● DATASET EXTRACT
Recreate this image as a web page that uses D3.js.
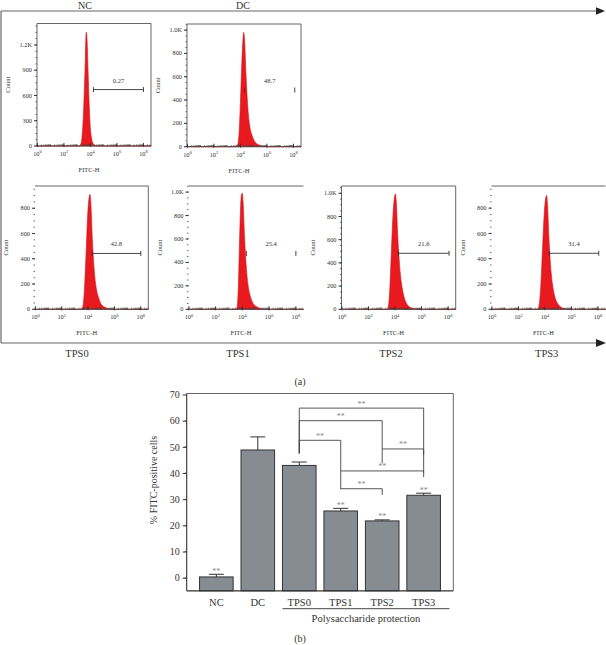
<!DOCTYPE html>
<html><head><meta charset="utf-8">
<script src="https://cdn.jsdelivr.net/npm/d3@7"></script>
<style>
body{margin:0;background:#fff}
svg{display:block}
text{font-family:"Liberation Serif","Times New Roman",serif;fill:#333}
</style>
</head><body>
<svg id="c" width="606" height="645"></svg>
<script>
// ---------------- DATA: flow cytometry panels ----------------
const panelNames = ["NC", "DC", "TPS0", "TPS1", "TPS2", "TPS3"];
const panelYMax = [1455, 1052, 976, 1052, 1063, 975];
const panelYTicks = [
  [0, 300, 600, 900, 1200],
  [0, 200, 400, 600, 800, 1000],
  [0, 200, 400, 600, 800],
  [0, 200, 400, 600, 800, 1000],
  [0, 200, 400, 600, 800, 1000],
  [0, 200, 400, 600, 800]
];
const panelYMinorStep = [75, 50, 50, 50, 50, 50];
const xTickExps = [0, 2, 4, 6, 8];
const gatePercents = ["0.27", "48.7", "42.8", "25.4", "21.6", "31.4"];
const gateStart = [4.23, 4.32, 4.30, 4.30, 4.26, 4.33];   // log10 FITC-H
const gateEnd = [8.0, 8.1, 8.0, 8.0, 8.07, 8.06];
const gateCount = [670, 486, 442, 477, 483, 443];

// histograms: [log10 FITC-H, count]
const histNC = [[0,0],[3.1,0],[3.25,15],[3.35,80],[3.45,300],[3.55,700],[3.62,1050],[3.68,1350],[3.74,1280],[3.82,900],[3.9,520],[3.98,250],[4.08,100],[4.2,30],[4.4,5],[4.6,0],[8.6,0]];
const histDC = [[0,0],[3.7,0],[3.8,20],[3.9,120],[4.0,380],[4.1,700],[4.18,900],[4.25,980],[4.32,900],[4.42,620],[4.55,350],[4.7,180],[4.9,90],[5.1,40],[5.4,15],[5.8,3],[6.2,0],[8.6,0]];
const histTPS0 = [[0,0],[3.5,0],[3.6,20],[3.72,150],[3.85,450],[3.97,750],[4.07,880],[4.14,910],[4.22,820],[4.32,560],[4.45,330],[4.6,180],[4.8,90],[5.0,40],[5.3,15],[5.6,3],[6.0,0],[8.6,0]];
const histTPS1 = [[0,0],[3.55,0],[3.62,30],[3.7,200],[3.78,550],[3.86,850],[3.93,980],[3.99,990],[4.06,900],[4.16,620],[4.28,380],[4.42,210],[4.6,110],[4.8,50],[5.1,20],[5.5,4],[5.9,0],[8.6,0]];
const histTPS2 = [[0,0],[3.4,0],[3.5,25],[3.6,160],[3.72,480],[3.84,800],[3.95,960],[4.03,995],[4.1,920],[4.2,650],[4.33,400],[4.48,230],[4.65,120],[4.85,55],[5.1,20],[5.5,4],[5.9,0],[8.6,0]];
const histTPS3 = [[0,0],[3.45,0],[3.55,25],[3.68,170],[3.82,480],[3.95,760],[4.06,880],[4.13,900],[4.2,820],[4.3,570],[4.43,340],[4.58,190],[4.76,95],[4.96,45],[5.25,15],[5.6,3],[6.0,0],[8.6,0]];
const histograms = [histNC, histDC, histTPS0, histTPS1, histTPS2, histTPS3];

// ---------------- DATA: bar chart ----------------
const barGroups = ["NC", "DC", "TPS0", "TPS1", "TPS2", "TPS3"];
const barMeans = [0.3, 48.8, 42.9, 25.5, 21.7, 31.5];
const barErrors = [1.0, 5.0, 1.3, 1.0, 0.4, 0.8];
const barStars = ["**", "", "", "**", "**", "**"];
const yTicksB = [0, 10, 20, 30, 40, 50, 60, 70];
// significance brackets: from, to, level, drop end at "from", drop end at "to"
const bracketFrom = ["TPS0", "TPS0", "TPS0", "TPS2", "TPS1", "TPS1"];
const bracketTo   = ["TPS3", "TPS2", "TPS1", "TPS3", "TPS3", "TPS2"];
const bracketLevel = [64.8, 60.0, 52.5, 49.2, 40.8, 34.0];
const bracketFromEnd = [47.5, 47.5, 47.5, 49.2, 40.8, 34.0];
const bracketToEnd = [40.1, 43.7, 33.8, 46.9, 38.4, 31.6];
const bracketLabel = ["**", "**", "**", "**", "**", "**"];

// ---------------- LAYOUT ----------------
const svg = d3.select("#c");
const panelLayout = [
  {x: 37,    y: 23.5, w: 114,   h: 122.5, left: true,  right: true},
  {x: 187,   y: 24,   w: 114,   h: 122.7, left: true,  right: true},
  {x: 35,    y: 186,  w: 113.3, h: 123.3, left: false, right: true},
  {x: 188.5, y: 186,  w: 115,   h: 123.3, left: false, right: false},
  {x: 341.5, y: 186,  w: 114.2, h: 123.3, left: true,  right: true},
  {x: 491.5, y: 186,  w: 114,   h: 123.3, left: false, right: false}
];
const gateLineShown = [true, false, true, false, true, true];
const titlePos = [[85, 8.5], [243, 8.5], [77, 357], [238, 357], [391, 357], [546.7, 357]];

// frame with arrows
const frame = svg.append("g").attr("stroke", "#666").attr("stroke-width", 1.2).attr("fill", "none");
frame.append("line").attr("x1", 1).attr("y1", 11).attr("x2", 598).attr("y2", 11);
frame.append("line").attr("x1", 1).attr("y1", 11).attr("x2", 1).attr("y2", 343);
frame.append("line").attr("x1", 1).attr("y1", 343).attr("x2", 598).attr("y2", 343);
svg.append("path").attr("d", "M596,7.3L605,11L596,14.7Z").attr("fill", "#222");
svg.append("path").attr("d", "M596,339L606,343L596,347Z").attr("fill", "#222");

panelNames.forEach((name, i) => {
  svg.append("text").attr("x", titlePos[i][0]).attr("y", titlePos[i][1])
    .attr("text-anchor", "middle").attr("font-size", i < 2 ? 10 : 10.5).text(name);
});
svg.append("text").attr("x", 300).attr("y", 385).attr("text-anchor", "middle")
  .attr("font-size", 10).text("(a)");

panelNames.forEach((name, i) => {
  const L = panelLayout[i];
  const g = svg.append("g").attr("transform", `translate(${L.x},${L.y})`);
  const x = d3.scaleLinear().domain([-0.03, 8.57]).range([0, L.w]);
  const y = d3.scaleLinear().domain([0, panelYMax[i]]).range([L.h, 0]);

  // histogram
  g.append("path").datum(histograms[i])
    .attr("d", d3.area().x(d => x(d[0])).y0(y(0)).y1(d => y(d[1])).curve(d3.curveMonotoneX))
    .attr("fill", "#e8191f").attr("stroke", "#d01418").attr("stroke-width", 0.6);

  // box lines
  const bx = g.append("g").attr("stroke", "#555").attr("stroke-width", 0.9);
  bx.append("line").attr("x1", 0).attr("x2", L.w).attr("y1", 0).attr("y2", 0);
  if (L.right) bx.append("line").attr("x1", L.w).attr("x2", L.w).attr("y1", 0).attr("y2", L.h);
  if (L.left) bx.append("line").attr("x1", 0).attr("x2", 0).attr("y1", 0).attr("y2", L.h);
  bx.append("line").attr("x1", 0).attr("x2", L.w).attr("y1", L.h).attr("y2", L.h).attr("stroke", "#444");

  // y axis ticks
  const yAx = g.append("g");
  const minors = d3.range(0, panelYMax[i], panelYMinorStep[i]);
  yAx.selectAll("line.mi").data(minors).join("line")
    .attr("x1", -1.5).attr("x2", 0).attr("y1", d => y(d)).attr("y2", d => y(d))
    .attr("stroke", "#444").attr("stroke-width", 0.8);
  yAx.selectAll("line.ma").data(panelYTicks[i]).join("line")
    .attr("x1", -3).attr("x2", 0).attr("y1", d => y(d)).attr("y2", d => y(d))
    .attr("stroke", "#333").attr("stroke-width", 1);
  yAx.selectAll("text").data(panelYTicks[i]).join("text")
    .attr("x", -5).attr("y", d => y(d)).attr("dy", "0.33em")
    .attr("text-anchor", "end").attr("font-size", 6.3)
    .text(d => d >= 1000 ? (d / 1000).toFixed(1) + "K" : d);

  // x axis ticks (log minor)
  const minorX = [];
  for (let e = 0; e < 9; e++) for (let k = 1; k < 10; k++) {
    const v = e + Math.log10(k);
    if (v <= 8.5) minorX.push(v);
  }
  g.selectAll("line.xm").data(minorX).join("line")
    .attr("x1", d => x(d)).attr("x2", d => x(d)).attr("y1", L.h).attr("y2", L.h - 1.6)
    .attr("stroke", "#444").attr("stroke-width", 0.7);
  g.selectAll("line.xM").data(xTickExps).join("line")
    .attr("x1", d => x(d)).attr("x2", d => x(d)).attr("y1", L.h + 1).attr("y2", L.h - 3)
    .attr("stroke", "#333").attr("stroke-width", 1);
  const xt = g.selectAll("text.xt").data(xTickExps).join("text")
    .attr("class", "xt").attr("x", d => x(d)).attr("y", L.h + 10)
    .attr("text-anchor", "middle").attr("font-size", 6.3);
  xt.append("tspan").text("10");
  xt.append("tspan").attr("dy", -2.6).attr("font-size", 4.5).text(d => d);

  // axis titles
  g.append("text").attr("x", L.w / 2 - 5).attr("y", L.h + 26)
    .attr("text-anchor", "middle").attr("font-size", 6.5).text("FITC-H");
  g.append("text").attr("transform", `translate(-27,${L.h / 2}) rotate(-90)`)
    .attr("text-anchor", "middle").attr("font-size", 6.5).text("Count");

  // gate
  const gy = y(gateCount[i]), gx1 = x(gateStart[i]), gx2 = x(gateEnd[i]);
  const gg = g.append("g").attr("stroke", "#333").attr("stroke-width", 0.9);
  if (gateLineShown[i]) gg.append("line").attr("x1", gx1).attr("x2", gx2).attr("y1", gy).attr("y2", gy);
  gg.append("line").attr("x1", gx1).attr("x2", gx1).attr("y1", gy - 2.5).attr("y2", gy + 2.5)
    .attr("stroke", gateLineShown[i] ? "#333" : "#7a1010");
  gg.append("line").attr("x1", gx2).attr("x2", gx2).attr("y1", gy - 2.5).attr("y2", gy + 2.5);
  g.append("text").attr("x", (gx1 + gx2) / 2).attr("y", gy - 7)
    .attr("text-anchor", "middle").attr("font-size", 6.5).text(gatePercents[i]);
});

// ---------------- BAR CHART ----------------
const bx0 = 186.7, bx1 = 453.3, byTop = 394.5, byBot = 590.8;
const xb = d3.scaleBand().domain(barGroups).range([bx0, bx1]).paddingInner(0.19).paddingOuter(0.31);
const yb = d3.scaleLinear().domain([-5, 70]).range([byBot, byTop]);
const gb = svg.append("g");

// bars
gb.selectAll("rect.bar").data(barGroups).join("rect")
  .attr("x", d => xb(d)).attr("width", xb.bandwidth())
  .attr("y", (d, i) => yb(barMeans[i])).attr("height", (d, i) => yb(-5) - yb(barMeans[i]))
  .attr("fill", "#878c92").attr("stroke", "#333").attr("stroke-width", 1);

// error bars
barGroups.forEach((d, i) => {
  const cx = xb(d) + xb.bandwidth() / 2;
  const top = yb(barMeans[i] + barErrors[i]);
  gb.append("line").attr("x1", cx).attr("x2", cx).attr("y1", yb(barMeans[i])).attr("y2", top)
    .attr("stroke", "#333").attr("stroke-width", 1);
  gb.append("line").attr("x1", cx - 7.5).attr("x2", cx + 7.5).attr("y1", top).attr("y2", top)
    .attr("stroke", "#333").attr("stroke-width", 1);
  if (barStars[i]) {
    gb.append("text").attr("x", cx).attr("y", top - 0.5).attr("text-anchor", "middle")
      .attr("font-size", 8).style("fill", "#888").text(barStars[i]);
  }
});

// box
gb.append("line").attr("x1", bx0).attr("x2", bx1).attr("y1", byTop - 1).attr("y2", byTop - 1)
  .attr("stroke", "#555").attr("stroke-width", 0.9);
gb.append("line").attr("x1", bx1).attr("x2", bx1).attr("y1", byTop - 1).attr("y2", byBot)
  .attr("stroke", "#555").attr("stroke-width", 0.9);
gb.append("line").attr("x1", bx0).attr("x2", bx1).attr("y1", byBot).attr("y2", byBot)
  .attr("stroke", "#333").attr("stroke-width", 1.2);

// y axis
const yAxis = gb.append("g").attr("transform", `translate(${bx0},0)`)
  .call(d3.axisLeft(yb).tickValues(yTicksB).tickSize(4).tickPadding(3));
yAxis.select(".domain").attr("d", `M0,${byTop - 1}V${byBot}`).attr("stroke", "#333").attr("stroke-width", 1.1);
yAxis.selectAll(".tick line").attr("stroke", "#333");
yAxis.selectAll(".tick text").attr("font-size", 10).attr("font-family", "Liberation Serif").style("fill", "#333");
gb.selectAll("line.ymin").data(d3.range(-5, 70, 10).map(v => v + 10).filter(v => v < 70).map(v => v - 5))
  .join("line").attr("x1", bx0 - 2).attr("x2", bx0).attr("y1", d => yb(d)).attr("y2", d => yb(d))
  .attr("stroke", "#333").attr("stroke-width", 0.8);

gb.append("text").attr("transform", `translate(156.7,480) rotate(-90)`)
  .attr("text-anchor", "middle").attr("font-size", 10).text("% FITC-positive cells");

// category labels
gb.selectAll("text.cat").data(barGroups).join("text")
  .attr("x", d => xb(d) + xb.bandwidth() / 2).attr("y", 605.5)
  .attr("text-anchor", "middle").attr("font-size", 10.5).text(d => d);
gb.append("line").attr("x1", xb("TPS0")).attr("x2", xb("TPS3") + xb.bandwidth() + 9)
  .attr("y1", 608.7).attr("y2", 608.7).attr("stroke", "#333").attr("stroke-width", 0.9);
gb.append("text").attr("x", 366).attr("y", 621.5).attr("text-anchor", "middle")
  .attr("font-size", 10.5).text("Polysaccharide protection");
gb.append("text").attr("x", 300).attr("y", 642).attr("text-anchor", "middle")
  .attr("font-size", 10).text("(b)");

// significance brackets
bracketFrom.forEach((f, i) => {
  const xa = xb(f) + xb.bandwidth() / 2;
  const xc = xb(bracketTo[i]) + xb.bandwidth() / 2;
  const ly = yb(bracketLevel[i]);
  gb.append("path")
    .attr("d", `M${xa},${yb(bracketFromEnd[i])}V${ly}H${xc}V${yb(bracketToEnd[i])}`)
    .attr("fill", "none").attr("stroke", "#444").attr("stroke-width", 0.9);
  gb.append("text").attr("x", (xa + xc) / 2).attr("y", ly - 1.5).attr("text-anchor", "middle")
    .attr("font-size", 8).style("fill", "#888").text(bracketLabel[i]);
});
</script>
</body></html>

● EXERCISE AIM
Everything from the top line of the data down to and including the line with "const gateCount = [670, 486, 442, 477, 483, 443];" is to be copied, except the pictures.

● OUTPUT
Recreate this image as a web page that uses D3.js.
<!DOCTYPE html>
<html><head><meta charset="utf-8">
<script src="https://cdn.jsdelivr.net/npm/d3@7"></script>
<style>
body{margin:0;background:#fff}
svg{display:block}
text{font-family:"Liberation Serif","Times New Roman",serif;fill:#333}
</style>
</head><body>
<svg id="c" width="606" height="645"></svg>
<script>
// ---------------- DATA: flow cytometry panels ----------------
const panelNames = ["NC", "DC", "TPS0", "TPS1", "TPS2", "TPS3"];
const panelYMax = [1455, 1052, 976, 1052, 1063, 975];
const panelYTicks = [
  [0, 300, 600, 900, 1200],
  [0, 200, 400, 600, 800, 1000],
  [0, 200, 400, 600, 800],
  [0, 200, 400, 600, 800, 1000],
  [0, 200, 400, 600, 800, 1000],
  [0, 200, 400, 600, 800]
];
const panelYMinorStep = [75, 50, 50, 50, 50, 50];
const xTickExps = [0, 2, 4, 6, 8];
const gatePercents = ["0.27", "48.7", "42.8", "25.4", "21.6", "31.4"];
const gateStart = [4.23, 4.32, 4.30, 4.30, 4.26, 4.33];   // log10 FITC-H
const gateEnd = [8.0, 8.1, 8.0, 8.0, 8.07, 8.06];
const gateCount = [670, 486, 442, 477, 483, 443];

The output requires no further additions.